Special Envoy Stephen Lewis says the international community is committing "mass murder by complacency" because of its failure to dedicate the resources needed to battle AIDS in Africa.
To illustrate the brutality of the disease, Mr. Lewis described a recent visit he paid to a hospital pediatric ward in Lusaka, Zambia, where he encountered children dying of AIDS.
"They really had no chance. We were there for 45 minutes," he said. "Every 15 minutes, another child died. Awkwardly covered with a sheet, removed by a nurse, while the ward was filled with the anxious weeping of another mother. It was a scene from hell."
But, Mr. Lewis says, with sufficient outside help, it does not have to be that way. In the last two years, he notes, there has been a turnaround in Africa, as governments and non-governmental groups show an increasing will to work to end the pandemic.

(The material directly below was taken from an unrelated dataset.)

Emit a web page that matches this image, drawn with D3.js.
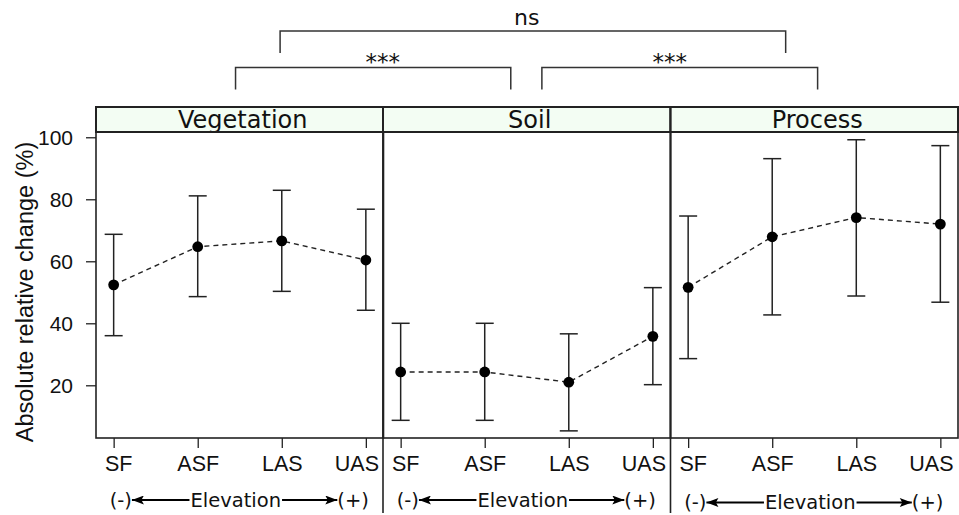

"No matter how terrible the scourge of AIDS, no matter how limiting the capacity to respond, no matter how devastating the human toll," said Mr. Lewis, "it's absolutely certain that the pandemic can be turned around with a joint and Herculean effort between the African nations themselves and the international community."
What is missing, Mr. Lewis says, is money to pay for expensive but available anti-viral medication and to further educate the population about the disease and its transmission. He called on industrialized nations to increase their contributions to the eradication of AIDS in Africa in the "immediate future."